_Supplied information_
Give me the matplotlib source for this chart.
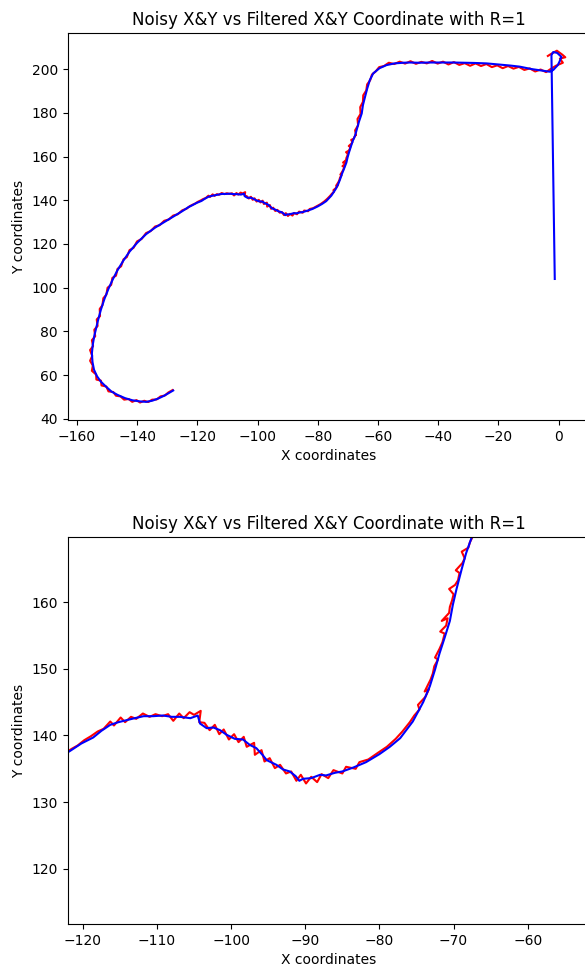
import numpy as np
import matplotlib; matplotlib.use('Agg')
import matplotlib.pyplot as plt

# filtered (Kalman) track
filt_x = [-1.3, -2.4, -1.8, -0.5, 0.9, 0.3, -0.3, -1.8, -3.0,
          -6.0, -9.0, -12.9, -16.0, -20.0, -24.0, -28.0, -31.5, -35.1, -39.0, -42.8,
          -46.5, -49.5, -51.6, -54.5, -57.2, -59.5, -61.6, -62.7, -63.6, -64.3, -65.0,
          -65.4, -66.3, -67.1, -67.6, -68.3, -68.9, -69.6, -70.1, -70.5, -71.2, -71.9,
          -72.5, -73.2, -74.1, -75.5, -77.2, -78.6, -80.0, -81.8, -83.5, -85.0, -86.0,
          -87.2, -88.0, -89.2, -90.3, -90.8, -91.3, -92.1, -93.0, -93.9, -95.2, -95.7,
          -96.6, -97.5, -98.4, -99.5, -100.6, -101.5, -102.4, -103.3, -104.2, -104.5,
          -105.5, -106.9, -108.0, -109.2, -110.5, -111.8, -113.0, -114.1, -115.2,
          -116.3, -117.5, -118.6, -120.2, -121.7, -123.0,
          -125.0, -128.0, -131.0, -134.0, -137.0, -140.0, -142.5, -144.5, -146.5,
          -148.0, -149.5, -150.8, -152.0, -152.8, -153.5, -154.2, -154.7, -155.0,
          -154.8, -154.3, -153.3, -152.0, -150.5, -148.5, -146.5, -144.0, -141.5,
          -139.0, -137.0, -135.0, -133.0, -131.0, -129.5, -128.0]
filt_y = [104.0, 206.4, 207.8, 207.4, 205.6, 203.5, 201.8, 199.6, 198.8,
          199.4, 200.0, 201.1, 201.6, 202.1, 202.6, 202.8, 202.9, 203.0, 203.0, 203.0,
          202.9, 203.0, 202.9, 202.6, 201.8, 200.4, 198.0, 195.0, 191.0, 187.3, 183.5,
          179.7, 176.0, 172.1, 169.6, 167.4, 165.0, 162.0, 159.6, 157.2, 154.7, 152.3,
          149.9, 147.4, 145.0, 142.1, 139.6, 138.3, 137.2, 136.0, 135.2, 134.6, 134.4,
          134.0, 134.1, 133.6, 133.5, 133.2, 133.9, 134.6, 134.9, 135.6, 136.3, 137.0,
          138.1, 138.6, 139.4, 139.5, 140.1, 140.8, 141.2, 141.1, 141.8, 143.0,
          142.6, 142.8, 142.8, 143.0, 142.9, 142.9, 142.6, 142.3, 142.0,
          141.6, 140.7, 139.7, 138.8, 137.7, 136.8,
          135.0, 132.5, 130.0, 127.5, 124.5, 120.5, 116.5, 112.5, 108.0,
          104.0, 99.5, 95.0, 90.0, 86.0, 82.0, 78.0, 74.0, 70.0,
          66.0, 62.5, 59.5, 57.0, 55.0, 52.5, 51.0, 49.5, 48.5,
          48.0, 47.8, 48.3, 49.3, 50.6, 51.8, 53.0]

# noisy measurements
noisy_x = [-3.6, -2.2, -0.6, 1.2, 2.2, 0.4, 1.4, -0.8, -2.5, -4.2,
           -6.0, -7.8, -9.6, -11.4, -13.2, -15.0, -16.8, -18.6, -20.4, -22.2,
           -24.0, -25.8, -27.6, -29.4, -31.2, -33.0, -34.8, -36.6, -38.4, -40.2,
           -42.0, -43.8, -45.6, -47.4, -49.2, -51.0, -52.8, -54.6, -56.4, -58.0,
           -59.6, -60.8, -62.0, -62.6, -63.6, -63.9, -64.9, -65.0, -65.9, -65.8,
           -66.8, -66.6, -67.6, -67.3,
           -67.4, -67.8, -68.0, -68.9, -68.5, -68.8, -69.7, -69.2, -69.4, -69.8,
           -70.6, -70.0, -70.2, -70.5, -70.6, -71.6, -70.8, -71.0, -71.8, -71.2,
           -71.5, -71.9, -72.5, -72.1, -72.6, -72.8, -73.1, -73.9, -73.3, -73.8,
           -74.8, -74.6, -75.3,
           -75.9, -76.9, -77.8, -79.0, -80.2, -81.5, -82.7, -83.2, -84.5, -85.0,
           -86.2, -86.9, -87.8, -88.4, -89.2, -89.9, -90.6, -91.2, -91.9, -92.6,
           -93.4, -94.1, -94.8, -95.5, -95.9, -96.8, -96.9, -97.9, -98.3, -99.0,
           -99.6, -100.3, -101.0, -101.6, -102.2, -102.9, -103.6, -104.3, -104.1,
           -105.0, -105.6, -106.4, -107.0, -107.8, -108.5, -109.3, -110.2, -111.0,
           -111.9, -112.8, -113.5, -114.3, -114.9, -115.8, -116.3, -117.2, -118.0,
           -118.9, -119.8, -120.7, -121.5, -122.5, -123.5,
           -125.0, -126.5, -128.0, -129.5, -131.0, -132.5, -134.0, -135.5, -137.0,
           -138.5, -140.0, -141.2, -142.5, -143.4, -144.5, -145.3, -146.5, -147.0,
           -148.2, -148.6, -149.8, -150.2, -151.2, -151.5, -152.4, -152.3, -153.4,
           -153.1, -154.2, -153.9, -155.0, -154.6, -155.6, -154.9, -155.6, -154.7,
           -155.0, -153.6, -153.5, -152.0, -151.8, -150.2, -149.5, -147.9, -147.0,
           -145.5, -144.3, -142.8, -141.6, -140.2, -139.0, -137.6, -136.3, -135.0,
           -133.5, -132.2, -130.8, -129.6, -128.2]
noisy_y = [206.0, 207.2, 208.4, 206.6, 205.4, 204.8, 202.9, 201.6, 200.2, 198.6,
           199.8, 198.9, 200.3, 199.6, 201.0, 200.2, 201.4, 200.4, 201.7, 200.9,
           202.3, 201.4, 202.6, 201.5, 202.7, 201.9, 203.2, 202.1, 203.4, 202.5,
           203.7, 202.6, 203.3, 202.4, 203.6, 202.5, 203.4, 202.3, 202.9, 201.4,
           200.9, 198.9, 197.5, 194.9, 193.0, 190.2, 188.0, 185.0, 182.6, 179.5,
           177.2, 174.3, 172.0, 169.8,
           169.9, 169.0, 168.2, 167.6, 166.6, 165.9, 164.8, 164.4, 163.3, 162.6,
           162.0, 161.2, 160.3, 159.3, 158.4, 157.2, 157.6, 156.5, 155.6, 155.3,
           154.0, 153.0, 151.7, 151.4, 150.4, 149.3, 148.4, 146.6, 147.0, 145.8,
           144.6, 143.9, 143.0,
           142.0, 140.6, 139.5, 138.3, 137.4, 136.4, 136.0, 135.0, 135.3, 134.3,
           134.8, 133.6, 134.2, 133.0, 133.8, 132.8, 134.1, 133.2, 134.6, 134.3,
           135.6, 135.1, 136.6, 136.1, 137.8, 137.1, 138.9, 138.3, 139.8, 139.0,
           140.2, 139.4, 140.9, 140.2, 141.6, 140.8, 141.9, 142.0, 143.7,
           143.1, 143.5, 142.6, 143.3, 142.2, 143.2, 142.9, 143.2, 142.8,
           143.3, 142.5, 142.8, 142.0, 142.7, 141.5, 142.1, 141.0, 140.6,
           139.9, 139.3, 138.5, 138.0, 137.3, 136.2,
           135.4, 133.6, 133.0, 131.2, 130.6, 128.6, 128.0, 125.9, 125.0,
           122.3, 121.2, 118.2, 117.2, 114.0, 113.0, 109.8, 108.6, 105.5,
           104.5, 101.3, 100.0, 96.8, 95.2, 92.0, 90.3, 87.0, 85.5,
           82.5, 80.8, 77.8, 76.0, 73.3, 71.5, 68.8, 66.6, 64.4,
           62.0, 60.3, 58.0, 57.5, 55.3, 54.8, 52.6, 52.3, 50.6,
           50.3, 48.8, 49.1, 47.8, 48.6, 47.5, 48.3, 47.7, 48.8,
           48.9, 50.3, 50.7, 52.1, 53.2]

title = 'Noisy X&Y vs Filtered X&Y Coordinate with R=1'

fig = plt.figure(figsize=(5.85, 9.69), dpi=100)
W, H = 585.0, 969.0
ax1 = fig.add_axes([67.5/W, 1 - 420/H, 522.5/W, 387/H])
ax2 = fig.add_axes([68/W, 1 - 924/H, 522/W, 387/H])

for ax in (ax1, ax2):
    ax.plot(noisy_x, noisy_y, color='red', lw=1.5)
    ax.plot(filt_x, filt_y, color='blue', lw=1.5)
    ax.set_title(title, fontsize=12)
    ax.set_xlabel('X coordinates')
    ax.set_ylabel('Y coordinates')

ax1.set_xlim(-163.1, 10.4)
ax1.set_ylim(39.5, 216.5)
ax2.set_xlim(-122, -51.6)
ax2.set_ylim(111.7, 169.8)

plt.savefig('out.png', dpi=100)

_Problem description_
Starting at the top of the listing above, please restate word for word each line up to and including the one that holds "import matplotlib.pyplot as plt", omitting every image.

_Solution for this task_
Give me the matplotlib source for this chart.
import numpy as np
import matplotlib; matplotlib.use('Agg')
import matplotlib.pyplot as plt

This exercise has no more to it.